═════ DATA PROVIDED ═════

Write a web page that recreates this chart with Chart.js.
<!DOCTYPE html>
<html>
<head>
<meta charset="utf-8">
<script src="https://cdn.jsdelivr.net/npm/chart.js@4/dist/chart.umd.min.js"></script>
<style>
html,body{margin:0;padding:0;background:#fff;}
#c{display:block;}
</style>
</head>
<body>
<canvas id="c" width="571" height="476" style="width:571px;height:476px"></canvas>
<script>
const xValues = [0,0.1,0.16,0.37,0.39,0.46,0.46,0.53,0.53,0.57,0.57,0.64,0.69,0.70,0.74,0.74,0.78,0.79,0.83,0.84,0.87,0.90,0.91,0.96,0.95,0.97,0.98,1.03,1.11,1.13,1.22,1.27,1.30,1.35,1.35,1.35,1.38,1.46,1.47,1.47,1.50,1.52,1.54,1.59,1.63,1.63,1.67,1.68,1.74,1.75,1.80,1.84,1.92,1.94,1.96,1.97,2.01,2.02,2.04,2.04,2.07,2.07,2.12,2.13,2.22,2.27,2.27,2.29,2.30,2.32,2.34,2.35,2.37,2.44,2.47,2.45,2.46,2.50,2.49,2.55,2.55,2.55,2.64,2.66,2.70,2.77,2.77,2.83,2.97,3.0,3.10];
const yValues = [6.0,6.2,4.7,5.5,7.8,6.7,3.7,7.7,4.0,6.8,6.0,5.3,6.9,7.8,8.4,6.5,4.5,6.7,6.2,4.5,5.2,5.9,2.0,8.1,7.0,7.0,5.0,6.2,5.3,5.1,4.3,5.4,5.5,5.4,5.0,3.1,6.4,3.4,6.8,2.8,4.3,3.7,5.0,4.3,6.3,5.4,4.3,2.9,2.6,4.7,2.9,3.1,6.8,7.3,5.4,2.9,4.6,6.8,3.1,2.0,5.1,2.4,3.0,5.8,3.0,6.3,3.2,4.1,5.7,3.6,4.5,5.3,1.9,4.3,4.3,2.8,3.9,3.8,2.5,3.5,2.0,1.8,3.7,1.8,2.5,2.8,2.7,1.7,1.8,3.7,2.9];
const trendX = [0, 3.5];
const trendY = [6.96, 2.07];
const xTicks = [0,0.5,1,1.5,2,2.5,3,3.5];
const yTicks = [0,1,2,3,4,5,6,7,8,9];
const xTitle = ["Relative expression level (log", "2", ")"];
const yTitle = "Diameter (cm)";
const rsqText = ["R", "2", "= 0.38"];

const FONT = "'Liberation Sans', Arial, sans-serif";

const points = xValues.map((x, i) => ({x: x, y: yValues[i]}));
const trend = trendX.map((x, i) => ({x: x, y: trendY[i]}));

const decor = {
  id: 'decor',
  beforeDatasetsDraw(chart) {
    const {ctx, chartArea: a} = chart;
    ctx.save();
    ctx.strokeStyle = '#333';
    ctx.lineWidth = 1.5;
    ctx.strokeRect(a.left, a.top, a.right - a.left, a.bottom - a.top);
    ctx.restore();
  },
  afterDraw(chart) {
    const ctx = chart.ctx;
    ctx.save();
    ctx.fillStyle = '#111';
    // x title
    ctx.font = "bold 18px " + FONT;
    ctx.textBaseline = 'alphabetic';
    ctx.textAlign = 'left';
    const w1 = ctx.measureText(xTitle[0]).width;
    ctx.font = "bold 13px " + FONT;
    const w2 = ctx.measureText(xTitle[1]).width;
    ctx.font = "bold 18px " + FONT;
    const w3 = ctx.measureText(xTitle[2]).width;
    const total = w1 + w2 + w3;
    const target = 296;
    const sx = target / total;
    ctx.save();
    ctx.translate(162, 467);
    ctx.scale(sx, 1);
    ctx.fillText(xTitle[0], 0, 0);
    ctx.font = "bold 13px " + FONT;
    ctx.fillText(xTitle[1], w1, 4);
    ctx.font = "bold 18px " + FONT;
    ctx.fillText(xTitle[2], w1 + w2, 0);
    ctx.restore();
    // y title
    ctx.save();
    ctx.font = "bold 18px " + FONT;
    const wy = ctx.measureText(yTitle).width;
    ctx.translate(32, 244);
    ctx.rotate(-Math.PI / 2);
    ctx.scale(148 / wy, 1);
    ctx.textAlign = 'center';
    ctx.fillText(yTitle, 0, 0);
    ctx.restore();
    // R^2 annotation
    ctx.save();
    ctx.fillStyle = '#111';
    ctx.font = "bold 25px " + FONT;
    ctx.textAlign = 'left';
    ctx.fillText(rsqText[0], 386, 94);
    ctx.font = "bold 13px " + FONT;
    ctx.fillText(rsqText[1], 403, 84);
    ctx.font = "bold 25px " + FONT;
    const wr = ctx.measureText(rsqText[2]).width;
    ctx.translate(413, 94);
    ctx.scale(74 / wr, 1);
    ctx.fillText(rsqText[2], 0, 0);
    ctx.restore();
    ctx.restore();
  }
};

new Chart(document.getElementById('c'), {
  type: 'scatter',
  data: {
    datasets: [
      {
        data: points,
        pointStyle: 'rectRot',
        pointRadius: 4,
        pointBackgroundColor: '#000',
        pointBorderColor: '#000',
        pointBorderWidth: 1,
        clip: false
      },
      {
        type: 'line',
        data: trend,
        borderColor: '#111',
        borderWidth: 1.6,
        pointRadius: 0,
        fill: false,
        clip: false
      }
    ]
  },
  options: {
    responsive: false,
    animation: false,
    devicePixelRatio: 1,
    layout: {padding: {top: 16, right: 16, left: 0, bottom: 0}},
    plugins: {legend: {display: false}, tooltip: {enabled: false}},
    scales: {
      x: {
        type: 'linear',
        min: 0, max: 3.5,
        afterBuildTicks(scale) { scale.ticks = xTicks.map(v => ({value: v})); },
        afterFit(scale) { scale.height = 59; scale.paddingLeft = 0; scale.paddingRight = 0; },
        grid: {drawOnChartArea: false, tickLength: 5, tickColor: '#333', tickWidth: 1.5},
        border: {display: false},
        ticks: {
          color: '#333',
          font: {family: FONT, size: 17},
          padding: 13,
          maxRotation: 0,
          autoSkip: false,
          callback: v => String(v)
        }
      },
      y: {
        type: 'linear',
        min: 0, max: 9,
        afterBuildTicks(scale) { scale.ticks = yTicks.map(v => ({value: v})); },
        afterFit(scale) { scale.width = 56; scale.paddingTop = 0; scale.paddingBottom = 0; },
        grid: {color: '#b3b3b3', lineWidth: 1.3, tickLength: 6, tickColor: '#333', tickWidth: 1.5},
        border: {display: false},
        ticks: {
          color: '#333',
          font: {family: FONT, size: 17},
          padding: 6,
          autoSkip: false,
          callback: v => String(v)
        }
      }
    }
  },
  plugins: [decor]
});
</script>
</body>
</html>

═════

▸ GIVEN EXERCISE:
Repeat the listing in full, keeping every line exactly as it is.

▸ RESPONSE BELOW:
Write a web page that recreates this chart with Chart.js.
<!DOCTYPE html>
<html>
<head>
<meta charset="utf-8">
<script src="https://cdn.jsdelivr.net/npm/chart.js@4/dist/chart.umd.min.js"></script>
<style>
html,body{margin:0;padding:0;background:#fff;}
#c{display:block;}
</style>
</head>
<body>
<canvas id="c" width="571" height="476" style="width:571px;height:476px"></canvas>
<script>
const xValues = [0,0.1,0.16,0.37,0.39,0.46,0.46,0.53,0.53,0.57,0.57,0.64,0.69,0.70,0.74,0.74,0.78,0.79,0.83,0.84,0.87,0.90,0.91,0.96,0.95,0.97,0.98,1.03,1.11,1.13,1.22,1.27,1.30,1.35,1.35,1.35,1.38,1.46,1.47,1.47,1.50,1.52,1.54,1.59,1.63,1.63,1.67,1.68,1.74,1.75,1.80,1.84,1.92,1.94,1.96,1.97,2.01,2.02,2.04,2.04,2.07,2.07,2.12,2.13,2.22,2.27,2.27,2.29,2.30,2.32,2.34,2.35,2.37,2.44,2.47,2.45,2.46,2.50,2.49,2.55,2.55,2.55,2.64,2.66,2.70,2.77,2.77,2.83,2.97,3.0,3.10];
const yValues = [6.0,6.2,4.7,5.5,7.8,6.7,3.7,7.7,4.0,6.8,6.0,5.3,6.9,7.8,8.4,6.5,4.5,6.7,6.2,4.5,5.2,5.9,2.0,8.1,7.0,7.0,5.0,6.2,5.3,5.1,4.3,5.4,5.5,5.4,5.0,3.1,6.4,3.4,6.8,2.8,4.3,3.7,5.0,4.3,6.3,5.4,4.3,2.9,2.6,4.7,2.9,3.1,6.8,7.3,5.4,2.9,4.6,6.8,3.1,2.0,5.1,2.4,3.0,5.8,3.0,6.3,3.2,4.1,5.7,3.6,4.5,5.3,1.9,4.3,4.3,2.8,3.9,3.8,2.5,3.5,2.0,1.8,3.7,1.8,2.5,2.8,2.7,1.7,1.8,3.7,2.9];
const trendX = [0, 3.5];
const trendY = [6.96, 2.07];
const xTicks = [0,0.5,1,1.5,2,2.5,3,3.5];
const yTicks = [0,1,2,3,4,5,6,7,8,9];
const xTitle = ["Relative expression level (log", "2", ")"];
const yTitle = "Diameter (cm)";
const rsqText = ["R", "2", "= 0.38"];

const FONT = "'Liberation Sans', Arial, sans-serif";

const points = xValues.map((x, i) => ({x: x, y: yValues[i]}));
const trend = trendX.map((x, i) => ({x: x, y: trendY[i]}));

const decor = {
  id: 'decor',
  beforeDatasetsDraw(chart) {
    const {ctx, chartArea: a} = chart;
    ctx.save();
    ctx.strokeStyle = '#333';
    ctx.lineWidth = 1.5;
    ctx.strokeRect(a.left, a.top, a.right - a.left, a.bottom - a.top);
    ctx.restore();
  },
  afterDraw(chart) {
    const ctx = chart.ctx;
    ctx.save();
    ctx.fillStyle = '#111';
    // x title
    ctx.font = "bold 18px " + FONT;
    ctx.textBaseline = 'alphabetic';
    ctx.textAlign = 'left';
    const w1 = ctx.measureText(xTitle[0]).width;
    ctx.font = "bold 13px " + FONT;
    const w2 = ctx.measureText(xTitle[1]).width;
    ctx.font = "bold 18px " + FONT;
    const w3 = ctx.measureText(xTitle[2]).width;
    const total = w1 + w2 + w3;
    const target = 296;
    const sx = target / total;
    ctx.save();
    ctx.translate(162, 467);
    ctx.scale(sx, 1);
    ctx.fillText(xTitle[0], 0, 0);
    ctx.font = "bold 13px " + FONT;
    ctx.fillText(xTitle[1], w1, 4);
    ctx.font = "bold 18px " + FONT;
    ctx.fillText(xTitle[2], w1 + w2, 0);
    ctx.restore();
    // y title
    ctx.save();
    ctx.font = "bold 18px " + FONT;
    const wy = ctx.measureText(yTitle).width;
    ctx.translate(32, 244);
    ctx.rotate(-Math.PI / 2);
    ctx.scale(148 / wy, 1);
    ctx.textAlign = 'center';
    ctx.fillText(yTitle, 0, 0);
    ctx.restore();
    // R^2 annotation
    ctx.save();
    ctx.fillStyle = '#111';
    ctx.font = "bold 25px " + FONT;
    ctx.textAlign = 'left';
    ctx.fillText(rsqText[0], 386, 94);
    ctx.font = "bold 13px " + FONT;
    ctx.fillText(rsqText[1], 403, 84);
    ctx.font = "bold 25px " + FONT;
    const wr = ctx.measureText(rsqText[2]).width;
    ctx.translate(413, 94);
    ctx.scale(74 / wr, 1);
    ctx.fillText(rsqText[2], 0, 0);
    ctx.restore();
    ctx.restore();
  }
};

new Chart(document.getElementById('c'), {
  type: 'scatter',
  data: {
    datasets: [
      {
        data: points,
        pointStyle: 'rectRot',
        pointRadius: 4,
        pointBackgroundColor: '#000',
        pointBorderColor: '#000',
        pointBorderWidth: 1,
        clip: false
      },
      {
        type: 'line',
        data: trend,
        borderColor: '#111',
        borderWidth: 1.6,
        pointRadius: 0,
        fill: false,
        clip: false
      }
    ]
  },
  options: {
    responsive: false,
    animation: false,
    devicePixelRatio: 1,
    layout: {padding: {top: 16, right: 16, left: 0, bottom: 0}},
    plugins: {legend: {display: false}, tooltip: {enabled: false}},
    scales: {
      x: {
        type: 'linear',
        min: 0, max: 3.5,
        afterBuildTicks(scale) { scale.ticks = xTicks.map(v => ({value: v})); },
        afterFit(scale) { scale.height = 59; scale.paddingLeft = 0; scale.paddingRight = 0; },
        grid: {drawOnChartArea: false, tickLength: 5, tickColor: '#333', tickWidth: 1.5},
        border: {display: false},
        ticks: {
          color: '#333',
          font: {family: FONT, size: 17},
          padding: 13,
          maxRotation: 0,
          autoSkip: false,
          callback: v => String(v)
        }
      },
      y: {
        type: 'linear',
        min: 0, max: 9,
        afterBuildTicks(scale) { scale.ticks = yTicks.map(v => ({value: v})); },
        afterFit(scale) { scale.width = 56; scale.paddingTop = 0; scale.paddingBottom = 0; },
        grid: {color: '#b3b3b3', lineWidth: 1.3, tickLength: 6, tickColor: '#333', tickWidth: 1.5},
        border: {display: false},
        ticks: {
          color: '#333',
          font: {family: FONT, size: 17},
          padding: 6,
          autoSkip: false,
          callback: v => String(v)
        }
      }
    }
  },
  plugins: [decor]
});
</script>
</body>
</html>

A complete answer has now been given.